• WRITTEN INSTRUCTION:
Repeat word for word the opening stretch of the entries, from the first line through the line containing "const x0 = 138, x1".

- - -

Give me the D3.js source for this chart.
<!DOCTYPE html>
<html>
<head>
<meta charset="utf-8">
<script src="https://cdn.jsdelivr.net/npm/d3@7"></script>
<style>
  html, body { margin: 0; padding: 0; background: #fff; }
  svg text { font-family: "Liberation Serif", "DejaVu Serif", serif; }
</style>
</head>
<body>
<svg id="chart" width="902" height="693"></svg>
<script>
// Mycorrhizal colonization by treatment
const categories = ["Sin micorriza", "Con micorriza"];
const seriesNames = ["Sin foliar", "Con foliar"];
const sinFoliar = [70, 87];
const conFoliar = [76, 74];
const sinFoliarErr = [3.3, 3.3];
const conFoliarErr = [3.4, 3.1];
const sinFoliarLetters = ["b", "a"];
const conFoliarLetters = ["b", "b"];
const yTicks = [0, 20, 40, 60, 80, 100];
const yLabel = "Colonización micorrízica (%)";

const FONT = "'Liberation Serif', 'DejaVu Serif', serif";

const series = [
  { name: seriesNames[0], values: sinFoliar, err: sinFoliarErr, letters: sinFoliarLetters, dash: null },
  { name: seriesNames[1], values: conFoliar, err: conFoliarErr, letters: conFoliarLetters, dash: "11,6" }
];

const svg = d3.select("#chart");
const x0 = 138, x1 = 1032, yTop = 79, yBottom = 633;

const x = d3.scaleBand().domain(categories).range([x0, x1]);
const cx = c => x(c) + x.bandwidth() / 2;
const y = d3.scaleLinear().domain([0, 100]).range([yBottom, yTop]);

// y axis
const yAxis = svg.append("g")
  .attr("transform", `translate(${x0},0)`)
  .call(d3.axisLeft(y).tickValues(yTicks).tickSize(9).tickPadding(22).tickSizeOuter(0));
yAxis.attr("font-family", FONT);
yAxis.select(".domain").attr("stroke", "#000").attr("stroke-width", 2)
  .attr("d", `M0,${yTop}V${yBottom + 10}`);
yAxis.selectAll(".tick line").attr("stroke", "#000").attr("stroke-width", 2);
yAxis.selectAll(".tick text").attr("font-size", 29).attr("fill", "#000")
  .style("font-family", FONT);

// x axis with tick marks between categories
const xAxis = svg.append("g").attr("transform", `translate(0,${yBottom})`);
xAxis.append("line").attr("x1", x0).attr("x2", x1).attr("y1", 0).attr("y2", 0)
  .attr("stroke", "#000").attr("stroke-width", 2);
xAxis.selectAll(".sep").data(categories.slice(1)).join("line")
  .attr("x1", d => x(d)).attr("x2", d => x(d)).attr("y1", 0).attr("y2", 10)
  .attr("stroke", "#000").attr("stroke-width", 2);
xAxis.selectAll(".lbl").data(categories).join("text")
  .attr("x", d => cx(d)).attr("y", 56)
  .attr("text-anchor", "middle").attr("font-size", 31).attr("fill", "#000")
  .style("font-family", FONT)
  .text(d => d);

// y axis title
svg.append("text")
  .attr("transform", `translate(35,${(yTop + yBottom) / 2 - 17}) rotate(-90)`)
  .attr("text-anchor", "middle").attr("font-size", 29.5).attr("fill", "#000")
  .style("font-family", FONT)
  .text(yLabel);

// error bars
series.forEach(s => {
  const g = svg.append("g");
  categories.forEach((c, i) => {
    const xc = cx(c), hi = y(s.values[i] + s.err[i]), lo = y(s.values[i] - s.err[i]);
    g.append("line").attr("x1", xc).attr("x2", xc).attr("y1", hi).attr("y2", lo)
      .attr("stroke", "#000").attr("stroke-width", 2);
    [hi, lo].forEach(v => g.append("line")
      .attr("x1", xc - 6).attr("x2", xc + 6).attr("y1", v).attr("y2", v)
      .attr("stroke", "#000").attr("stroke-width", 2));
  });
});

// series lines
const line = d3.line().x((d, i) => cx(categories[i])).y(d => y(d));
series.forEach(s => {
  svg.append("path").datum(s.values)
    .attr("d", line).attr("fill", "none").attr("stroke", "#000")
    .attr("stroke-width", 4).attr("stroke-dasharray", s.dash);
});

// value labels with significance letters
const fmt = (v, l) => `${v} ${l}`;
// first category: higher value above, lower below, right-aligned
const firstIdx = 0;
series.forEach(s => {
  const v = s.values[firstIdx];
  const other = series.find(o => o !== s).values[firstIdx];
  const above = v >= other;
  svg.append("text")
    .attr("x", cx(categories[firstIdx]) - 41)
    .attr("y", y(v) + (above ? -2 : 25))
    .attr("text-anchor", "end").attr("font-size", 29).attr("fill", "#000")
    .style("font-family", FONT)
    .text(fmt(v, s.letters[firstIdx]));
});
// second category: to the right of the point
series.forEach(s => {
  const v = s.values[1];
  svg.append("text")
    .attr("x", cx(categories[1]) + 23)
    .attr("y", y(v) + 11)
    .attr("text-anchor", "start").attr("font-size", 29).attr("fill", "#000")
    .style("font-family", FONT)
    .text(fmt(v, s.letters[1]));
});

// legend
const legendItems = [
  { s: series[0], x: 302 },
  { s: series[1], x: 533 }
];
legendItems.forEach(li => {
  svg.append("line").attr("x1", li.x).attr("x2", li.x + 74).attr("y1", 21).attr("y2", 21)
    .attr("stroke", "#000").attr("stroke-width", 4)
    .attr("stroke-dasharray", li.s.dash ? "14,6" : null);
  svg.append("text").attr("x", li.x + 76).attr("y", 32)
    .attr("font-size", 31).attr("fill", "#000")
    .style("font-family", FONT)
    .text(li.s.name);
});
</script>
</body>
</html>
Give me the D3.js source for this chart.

- - -

• SOLUTION FOR THIS EXERCISE:
Give me the D3.js source for this chart.
<!DOCTYPE html>
<html>
<head>
<meta charset="utf-8">
<script src="https://cdn.jsdelivr.net/npm/d3@7"></script>
<style>
  html, body { margin: 0; padding: 0; background: #fff; }
  svg text { font-family: "Liberation Serif", "DejaVu Serif", serif; }
</style>
</head>
<body>
<svg id="chart" width="902" height="693"></svg>
<script>
// Mycorrhizal colonization by treatment
const categories = ["Sin micorriza", "Con micorriza"];
const seriesNames = ["Sin foliar", "Con foliar"];
const sinFoliar = [70, 87];
const conFoliar = [76, 74];
const sinFoliarErr = [3.3, 3.3];
const conFoliarErr = [3.4, 3.1];
const sinFoliarLetters = ["b", "a"];
const conFoliarLetters = ["b", "b"];
const yTicks = [0, 20, 40, 60, 80, 100];
const yLabel = "Colonización micorrízica (%)";

const FONT = "'Liberation Serif', 'DejaVu Serif', serif";

const series = [
  { name: seriesNames[0], values: sinFoliar, err: sinFoliarErr, letters: sinFoliarLetters, dash: null },
  { name: seriesNames[1], values: conFoliar, err: conFoliarErr, letters: conFoliarLetters, dash: "11,6" }
];

const svg = d3.select("#chart");
const x0 = 138, x1 = 1032, yTop = 79, yBottom = 633;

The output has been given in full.